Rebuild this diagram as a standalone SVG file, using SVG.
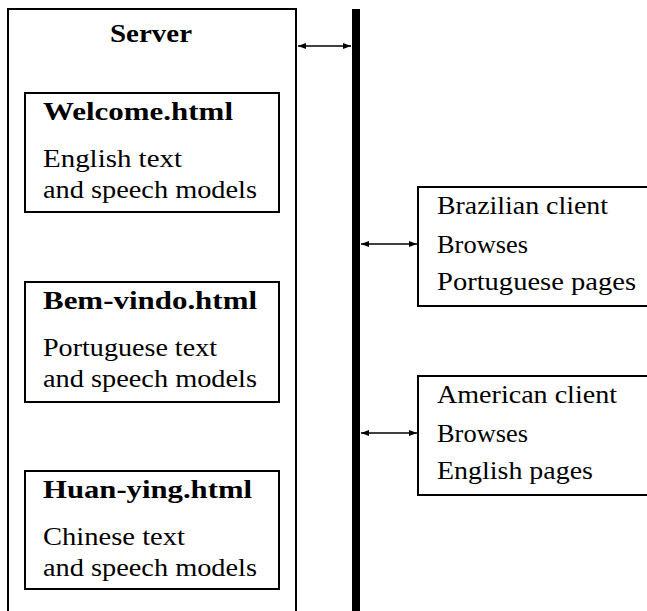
<svg xmlns="http://www.w3.org/2000/svg" width="647" height="611" viewBox="0 0 647 611">
  <defs>
    <marker id="tip" viewBox="0 0 8 8" refX="8" refY="4" markerWidth="8" markerHeight="8" markerUnits="userSpaceOnUse" orient="auto-start-reverse">
      <path d="M0,1 L8,4 L0,7 Z" fill="#000"/>
    </marker>
    <style>
      .box { fill: #fff; stroke: #000; stroke-width: 2; }
      .link { stroke: #000; stroke-width: 1.6; fill: none; marker-start: url(#tip); marker-end: url(#tip); }
      .t { font-family: "Liberation Serif", "DejaVu Serif", serif; font-size: 26px; fill: #000; }
      .b { font-weight: bold; }
    </style>
  </defs>
  <rect width="647" height="611" fill="#fff"/>

  <!-- server enclosure -->
  <g id="server">
    <path class="box" d="M8,620 L8,9 L296,9 L296,620"/>
    <text class="t b" x="151" y="42" text-anchor="middle" textLength="82" lengthAdjust="spacingAndGlyphs">Server</text>
  </g>

  <!-- network bus -->
  <g id="bus">
    <rect x="352" y="9" width="8" height="602" fill="#000"/>
  </g>

  <g id="welcome">
    <rect class="box" x="25" y="93" width="254" height="119"/>
    <text class="t b" x="43" y="120" textLength="190" lengthAdjust="spacingAndGlyphs">Welcome.html</text>
    <text class="t" x="43" y="167" textLength="139" lengthAdjust="spacingAndGlyphs">English text</text>
    <text class="t" x="43" y="198" textLength="214" lengthAdjust="spacingAndGlyphs">and speech models</text>
  </g>

  <g id="bem-vindo">
    <rect class="box" x="25" y="282" width="254" height="120"/>
    <text class="t b" x="43" y="309" textLength="214" lengthAdjust="spacingAndGlyphs">Bem-vindo.html</text>
    <text class="t" x="43" y="356" textLength="174" lengthAdjust="spacingAndGlyphs">Portuguese text</text>
    <text class="t" x="43" y="387" textLength="214" lengthAdjust="spacingAndGlyphs">and speech models</text>
  </g>

  <g id="huan-ying">
    <rect class="box" x="25" y="471" width="254" height="118"/>
    <text class="t b" x="43" y="498" textLength="209" lengthAdjust="spacingAndGlyphs">Huan-ying.html</text>
    <text class="t" x="43" y="545" textLength="142" lengthAdjust="spacingAndGlyphs">Chinese text</text>
    <text class="t" x="43" y="576" textLength="214" lengthAdjust="spacingAndGlyphs">and speech models</text>
  </g>

  <g id="brazilian-client">
    <rect class="box" x="418" y="187" width="240" height="119"/>
    <text class="t" x="437" y="214" textLength="171" lengthAdjust="spacingAndGlyphs">Brazilian client</text>
    <text class="t" x="437" y="253" textLength="91" lengthAdjust="spacingAndGlyphs">Browses</text>
    <text class="t" x="437" y="290" textLength="199" lengthAdjust="spacingAndGlyphs">Portuguese pages</text>
  </g>

  <g id="american-client">
    <rect class="box" x="418" y="376" width="240" height="119"/>
    <text class="t" x="437" y="403" textLength="180" lengthAdjust="spacingAndGlyphs">American client</text>
    <text class="t" x="437" y="442" textLength="91" lengthAdjust="spacingAndGlyphs">Browses</text>
    <text class="t" x="437" y="479" textLength="156" lengthAdjust="spacingAndGlyphs">English pages</text>
  </g>

  <!-- connectors -->
  <g id="connectors">
    <line class="link" x1="298" y1="46" x2="351" y2="46"/>
    <line class="link" x1="361" y1="244" x2="417" y2="244"/>
    <line class="link" x1="361" y1="433" x2="417" y2="433"/>
  </g>
</svg>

GIVEN REQUEST ::
Leaving out the pictures, repeat the data above exactly.

RESULT FOR THIS EXERCISE ::
Rebuild this diagram as a standalone SVG file, using SVG.
<svg xmlns="http://www.w3.org/2000/svg" width="647" height="611" viewBox="0 0 647 611">
  <defs>
    <marker id="tip" viewBox="0 0 8 8" refX="8" refY="4" markerWidth="8" markerHeight="8" markerUnits="userSpaceOnUse" orient="auto-start-reverse">
      <path d="M0,1 L8,4 L0,7 Z" fill="#000"/>
    </marker>
    <style>
      .box { fill: #fff; stroke: #000; stroke-width: 2; }
      .link { stroke: #000; stroke-width: 1.6; fill: none; marker-start: url(#tip); marker-end: url(#tip); }
      .t { font-family: "Liberation Serif", "DejaVu Serif", serif; font-size: 26px; fill: #000; }
      .b { font-weight: bold; }
    </style>
  </defs>
  <rect width="647" height="611" fill="#fff"/>

  <!-- server enclosure -->
  <g id="server">
    <path class="box" d="M8,620 L8,9 L296,9 L296,620"/>
    <text class="t b" x="151" y="42" text-anchor="middle" textLength="82" lengthAdjust="spacingAndGlyphs">Server</text>
  </g>

  <!-- network bus -->
  <g id="bus">
    <rect x="352" y="9" width="8" height="602" fill="#000"/>
  </g>

  <g id="welcome">
    <rect class="box" x="25" y="93" width="254" height="119"/>
    <text class="t b" x="43" y="120" textLength="190" lengthAdjust="spacingAndGlyphs">Welcome.html</text>
    <text class="t" x="43" y="167" textLength="139" lengthAdjust="spacingAndGlyphs">English text</text>
    <text class="t" x="43" y="198" textLength="214" lengthAdjust="spacingAndGlyphs">and speech models</text>
  </g>

  <g id="bem-vindo">
    <rect class="box" x="25" y="282" width="254" height="120"/>
    <text class="t b" x="43" y="309" textLength="214" lengthAdjust="spacingAndGlyphs">Bem-vindo.html</text>
    <text class="t" x="43" y="356" textLength="174" lengthAdjust="spacingAndGlyphs">Portuguese text</text>
    <text class="t" x="43" y="387" textLength="214" lengthAdjust="spacingAndGlyphs">and speech models</text>
  </g>

  <g id="huan-ying">
    <rect class="box" x="25" y="471" width="254" height="118"/>
    <text class="t b" x="43" y="498" textLength="209" lengthAdjust="spacingAndGlyphs">Huan-ying.html</text>
    <text class="t" x="43" y="545" textLength="142" lengthAdjust="spacingAndGlyphs">Chinese text</text>
    <text class="t" x="43" y="576" textLength="214" lengthAdjust="spacingAndGlyphs">and speech models</text>
  </g>

  <g id="brazilian-client">
    <rect class="box" x="418" y="187" width="240" height="119"/>
    <text class="t" x="437" y="214" textLength="171" lengthAdjust="spacingAndGlyphs">Brazilian client</text>
    <text class="t" x="437" y="253" textLength="91" lengthAdjust="spacingAndGlyphs">Browses</text>
    <text class="t" x="437" y="290" textLength="199" lengthAdjust="spacingAndGlyphs">Portuguese pages</text>
  </g>

  <g id="american-client">
    <rect class="box" x="418" y="376" width="240" height="119"/>
    <text class="t" x="437" y="403" textLength="180" lengthAdjust="spacingAndGlyphs">American client</text>
    <text class="t" x="437" y="442" textLength="91" lengthAdjust="spacingAndGlyphs">Browses</text>
    <text class="t" x="437" y="479" textLength="156" lengthAdjust="spacingAndGlyphs">English pages</text>
  </g>

  <!-- connectors -->
  <g id="connectors">
    <line class="link" x1="298" y1="46" x2="351" y2="46"/>
    <line class="link" x1="361" y1="244" x2="417" y2="244"/>
    <line class="link" x1="361" y1="433" x2="417" y2="433"/>
  </g>
</svg>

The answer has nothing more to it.